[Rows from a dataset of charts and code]
***

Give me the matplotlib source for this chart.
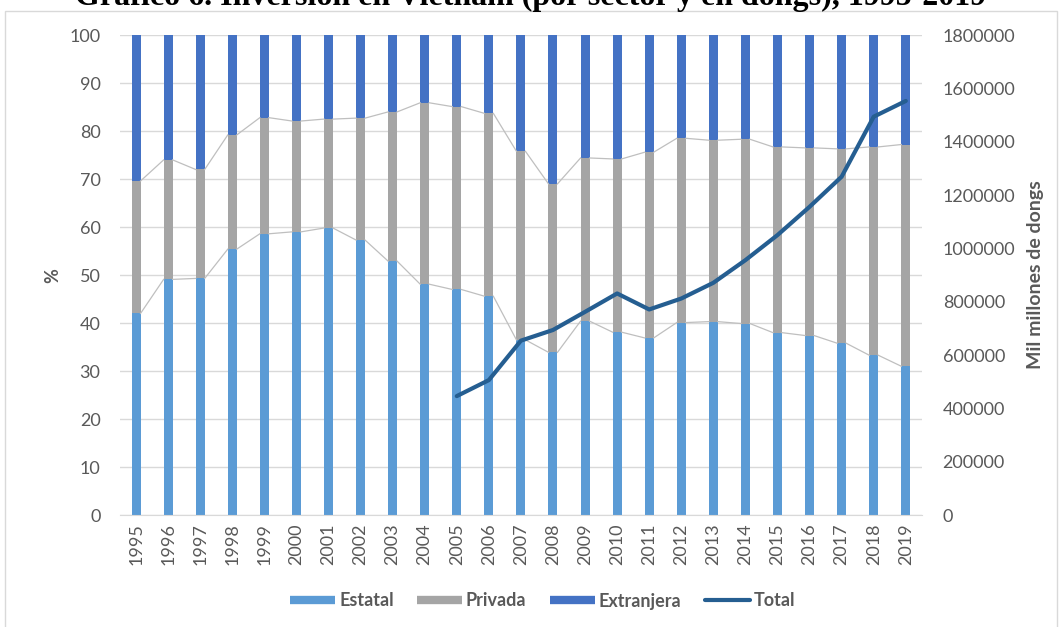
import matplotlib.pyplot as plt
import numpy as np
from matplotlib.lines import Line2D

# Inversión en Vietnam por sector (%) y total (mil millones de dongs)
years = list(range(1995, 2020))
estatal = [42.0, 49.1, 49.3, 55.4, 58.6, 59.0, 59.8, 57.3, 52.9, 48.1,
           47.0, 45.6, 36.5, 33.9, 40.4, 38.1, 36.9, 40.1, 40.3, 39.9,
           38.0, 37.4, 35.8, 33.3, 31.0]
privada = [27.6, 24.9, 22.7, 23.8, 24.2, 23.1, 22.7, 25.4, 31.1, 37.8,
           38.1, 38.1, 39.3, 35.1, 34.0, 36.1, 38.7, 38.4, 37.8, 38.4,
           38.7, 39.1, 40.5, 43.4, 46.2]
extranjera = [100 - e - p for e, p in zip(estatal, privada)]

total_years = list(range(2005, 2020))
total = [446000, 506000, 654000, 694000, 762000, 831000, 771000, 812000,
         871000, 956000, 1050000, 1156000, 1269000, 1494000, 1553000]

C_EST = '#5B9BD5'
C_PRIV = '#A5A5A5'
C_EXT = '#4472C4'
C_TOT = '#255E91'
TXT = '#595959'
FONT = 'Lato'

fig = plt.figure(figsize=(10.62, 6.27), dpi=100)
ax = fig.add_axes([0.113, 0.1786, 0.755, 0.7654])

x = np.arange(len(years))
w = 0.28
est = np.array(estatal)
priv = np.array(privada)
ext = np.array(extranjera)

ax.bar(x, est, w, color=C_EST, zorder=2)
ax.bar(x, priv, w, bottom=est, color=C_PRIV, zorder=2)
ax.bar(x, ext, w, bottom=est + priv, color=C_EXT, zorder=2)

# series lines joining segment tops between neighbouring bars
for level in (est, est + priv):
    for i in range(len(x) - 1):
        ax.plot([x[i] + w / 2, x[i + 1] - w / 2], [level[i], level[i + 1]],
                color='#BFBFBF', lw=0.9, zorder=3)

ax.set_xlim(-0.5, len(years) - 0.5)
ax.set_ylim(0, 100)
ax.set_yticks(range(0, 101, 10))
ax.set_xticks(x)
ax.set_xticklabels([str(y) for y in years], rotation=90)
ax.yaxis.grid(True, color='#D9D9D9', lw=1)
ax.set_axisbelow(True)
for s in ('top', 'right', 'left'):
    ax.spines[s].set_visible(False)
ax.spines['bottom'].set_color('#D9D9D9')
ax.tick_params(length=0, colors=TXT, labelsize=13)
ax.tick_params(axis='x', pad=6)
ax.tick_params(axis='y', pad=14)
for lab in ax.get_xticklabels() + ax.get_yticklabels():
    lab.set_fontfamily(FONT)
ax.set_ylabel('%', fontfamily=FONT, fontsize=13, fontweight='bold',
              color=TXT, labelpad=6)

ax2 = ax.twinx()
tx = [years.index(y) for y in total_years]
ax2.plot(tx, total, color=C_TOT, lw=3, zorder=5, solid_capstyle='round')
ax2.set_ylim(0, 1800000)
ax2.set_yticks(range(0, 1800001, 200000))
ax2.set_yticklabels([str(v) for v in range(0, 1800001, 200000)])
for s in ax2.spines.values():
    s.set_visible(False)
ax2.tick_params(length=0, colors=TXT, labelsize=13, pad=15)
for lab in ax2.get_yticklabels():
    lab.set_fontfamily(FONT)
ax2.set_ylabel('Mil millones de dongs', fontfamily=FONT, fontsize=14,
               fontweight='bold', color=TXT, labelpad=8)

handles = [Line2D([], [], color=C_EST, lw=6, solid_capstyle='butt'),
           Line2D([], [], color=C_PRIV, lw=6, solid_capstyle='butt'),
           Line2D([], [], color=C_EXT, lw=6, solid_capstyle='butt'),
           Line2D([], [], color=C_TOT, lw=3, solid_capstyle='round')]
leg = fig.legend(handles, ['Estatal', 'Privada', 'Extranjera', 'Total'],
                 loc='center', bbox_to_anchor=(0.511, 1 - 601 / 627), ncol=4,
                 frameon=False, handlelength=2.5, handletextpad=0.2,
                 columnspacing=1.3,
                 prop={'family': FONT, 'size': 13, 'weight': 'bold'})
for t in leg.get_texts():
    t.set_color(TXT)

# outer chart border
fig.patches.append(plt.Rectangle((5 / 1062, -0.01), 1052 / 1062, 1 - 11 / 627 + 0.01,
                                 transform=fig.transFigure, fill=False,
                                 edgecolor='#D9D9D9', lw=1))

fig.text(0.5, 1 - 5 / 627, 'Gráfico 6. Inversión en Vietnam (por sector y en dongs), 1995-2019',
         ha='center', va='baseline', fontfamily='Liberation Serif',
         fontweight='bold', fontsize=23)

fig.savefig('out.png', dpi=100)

***

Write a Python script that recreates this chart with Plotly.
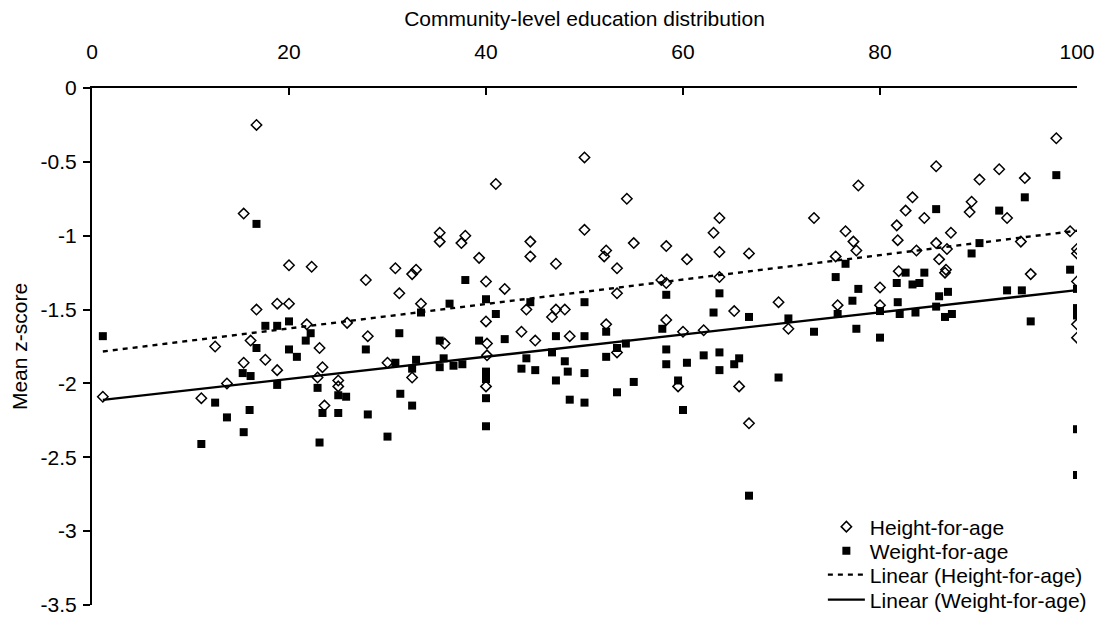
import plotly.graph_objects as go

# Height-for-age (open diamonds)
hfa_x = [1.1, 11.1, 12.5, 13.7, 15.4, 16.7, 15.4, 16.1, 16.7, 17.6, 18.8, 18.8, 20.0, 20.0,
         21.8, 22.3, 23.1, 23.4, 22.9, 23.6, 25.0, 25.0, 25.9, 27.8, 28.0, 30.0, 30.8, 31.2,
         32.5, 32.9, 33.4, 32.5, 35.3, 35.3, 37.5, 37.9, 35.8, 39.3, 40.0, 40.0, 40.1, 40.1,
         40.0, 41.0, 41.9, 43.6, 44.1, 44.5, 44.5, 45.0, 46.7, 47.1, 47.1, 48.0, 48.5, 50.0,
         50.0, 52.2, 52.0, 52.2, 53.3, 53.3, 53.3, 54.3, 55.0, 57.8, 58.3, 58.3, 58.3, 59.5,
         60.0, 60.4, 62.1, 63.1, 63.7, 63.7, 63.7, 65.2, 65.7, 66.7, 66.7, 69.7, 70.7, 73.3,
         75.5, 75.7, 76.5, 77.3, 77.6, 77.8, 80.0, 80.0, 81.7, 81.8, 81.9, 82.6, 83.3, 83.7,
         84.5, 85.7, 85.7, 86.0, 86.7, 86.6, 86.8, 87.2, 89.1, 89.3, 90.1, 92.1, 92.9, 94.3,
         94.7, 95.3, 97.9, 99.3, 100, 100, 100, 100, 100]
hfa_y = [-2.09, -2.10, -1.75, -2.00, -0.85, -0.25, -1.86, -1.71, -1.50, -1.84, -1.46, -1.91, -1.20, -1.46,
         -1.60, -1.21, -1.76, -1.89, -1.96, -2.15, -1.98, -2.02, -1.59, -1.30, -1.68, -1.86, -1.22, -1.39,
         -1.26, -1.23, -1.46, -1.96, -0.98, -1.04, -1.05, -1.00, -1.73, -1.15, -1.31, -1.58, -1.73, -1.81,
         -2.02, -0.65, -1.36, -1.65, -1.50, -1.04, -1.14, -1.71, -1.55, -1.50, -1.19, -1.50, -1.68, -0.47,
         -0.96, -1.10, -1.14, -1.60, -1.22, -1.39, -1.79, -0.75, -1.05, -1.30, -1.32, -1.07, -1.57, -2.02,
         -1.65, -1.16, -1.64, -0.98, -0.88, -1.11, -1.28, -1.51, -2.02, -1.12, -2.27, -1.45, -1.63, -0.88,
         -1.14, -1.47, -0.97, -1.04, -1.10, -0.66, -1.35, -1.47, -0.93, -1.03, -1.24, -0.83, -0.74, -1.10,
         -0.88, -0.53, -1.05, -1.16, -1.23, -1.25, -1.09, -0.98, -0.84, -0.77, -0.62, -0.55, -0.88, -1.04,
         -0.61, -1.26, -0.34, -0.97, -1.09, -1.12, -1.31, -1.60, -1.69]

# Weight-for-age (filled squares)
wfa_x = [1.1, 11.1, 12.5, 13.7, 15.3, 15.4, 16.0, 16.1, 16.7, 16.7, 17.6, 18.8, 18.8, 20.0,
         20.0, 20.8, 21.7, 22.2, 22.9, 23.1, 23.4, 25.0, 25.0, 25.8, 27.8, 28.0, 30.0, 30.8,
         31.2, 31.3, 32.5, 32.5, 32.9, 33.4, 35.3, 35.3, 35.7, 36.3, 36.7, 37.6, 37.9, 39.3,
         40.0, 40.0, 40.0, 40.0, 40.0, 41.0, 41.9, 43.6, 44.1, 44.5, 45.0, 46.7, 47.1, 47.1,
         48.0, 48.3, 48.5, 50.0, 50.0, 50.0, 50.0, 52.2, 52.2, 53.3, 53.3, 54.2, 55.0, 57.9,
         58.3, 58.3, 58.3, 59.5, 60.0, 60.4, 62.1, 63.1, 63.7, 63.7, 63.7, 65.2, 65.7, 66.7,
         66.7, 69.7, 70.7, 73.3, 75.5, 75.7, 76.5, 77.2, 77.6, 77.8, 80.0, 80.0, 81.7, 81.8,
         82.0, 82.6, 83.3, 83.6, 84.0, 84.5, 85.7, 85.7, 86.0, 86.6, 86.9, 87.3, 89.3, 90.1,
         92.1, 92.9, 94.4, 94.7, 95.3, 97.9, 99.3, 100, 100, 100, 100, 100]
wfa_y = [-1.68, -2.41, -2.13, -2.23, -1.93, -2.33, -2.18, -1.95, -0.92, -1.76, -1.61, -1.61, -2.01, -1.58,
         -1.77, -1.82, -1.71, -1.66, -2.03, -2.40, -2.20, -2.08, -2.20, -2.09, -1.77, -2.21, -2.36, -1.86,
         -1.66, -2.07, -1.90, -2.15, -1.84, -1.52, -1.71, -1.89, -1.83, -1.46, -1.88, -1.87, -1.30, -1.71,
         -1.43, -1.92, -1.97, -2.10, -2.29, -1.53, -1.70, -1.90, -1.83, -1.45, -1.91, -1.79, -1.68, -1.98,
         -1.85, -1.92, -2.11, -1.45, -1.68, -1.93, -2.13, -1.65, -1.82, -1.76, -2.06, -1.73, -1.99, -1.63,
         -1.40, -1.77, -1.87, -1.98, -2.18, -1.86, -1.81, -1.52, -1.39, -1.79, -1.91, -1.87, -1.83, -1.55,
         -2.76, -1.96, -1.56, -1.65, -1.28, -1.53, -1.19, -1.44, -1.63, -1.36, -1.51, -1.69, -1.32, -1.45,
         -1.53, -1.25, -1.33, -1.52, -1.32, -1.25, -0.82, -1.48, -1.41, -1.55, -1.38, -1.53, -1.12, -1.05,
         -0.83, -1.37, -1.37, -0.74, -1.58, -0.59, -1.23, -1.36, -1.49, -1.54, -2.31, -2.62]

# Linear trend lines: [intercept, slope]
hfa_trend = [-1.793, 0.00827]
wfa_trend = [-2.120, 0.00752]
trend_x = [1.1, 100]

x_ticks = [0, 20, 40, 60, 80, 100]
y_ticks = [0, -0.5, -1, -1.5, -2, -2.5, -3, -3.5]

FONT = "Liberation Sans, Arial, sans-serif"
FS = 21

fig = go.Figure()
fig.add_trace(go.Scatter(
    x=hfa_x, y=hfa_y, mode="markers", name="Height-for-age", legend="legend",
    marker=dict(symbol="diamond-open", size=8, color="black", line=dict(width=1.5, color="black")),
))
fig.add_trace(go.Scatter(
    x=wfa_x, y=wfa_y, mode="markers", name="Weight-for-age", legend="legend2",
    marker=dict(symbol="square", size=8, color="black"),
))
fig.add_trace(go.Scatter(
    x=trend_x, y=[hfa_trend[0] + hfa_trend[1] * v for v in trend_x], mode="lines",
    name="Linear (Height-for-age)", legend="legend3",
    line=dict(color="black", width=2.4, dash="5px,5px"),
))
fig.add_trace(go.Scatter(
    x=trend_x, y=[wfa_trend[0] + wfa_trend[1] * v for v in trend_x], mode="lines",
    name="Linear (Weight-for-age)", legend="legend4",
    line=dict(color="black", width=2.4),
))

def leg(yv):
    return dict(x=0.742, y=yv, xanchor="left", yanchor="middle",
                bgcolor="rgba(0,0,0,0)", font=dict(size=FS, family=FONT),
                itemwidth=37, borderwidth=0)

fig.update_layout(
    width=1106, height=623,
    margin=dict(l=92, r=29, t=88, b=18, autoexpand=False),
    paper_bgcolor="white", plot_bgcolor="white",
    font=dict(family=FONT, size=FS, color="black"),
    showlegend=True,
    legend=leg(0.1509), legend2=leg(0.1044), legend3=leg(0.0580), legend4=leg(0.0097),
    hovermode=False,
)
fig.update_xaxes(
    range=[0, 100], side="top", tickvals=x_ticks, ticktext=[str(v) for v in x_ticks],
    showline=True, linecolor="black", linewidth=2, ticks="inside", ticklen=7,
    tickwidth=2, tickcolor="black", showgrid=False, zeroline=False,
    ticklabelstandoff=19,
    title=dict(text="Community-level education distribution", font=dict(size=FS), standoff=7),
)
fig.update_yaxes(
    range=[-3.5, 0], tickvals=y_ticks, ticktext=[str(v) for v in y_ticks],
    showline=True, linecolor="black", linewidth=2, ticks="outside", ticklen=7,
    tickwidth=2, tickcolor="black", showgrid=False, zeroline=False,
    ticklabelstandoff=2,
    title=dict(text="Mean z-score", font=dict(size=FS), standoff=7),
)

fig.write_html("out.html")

***

Task brief ::
From the records above, copy only the lines running from the line holding "Give me the matplotlib source for this chart." through the line holding "ax.bar(x, ext, w, bottom=est", with no pictures.

Result of this task ::
Give me the matplotlib source for this chart.
import matplotlib.pyplot as plt
import numpy as np
from matplotlib.lines import Line2D

# Inversión en Vietnam por sector (%) y total (mil millones de dongs)
years = list(range(1995, 2020))
estatal = [42.0, 49.1, 49.3, 55.4, 58.6, 59.0, 59.8, 57.3, 52.9, 48.1,
           47.0, 45.6, 36.5, 33.9, 40.4, 38.1, 36.9, 40.1, 40.3, 39.9,
           38.0, 37.4, 35.8, 33.3, 31.0]
privada = [27.6, 24.9, 22.7, 23.8, 24.2, 23.1, 22.7, 25.4, 31.1, 37.8,
           38.1, 38.1, 39.3, 35.1, 34.0, 36.1, 38.7, 38.4, 37.8, 38.4,
           38.7, 39.1, 40.5, 43.4, 46.2]
extranjera = [100 - e - p for e, p in zip(estatal, privada)]

total_years = list(range(2005, 2020))
total = [446000, 506000, 654000, 694000, 762000, 831000, 771000, 812000,
         871000, 956000, 1050000, 1156000, 1269000, 1494000, 1553000]

C_EST = '#5B9BD5'
C_PRIV = '#A5A5A5'
C_EXT = '#4472C4'
C_TOT = '#255E91'
TXT = '#595959'
FONT = 'Lato'

fig = plt.figure(figsize=(10.62, 6.27), dpi=100)
ax = fig.add_axes([0.113, 0.1786, 0.755, 0.7654])

x = np.arange(len(years))
w = 0.28
est = np.array(estatal)
priv = np.array(privada)
ext = np.array(extranjera)

ax.bar(x, est, w, color=C_EST, zorder=2)
ax.bar(x, priv, w, bottom=est, color=C_PRIV, zorder=2)
ax.bar(x, ext, w, bottom=est + priv, color=C_EXT, zorder=2)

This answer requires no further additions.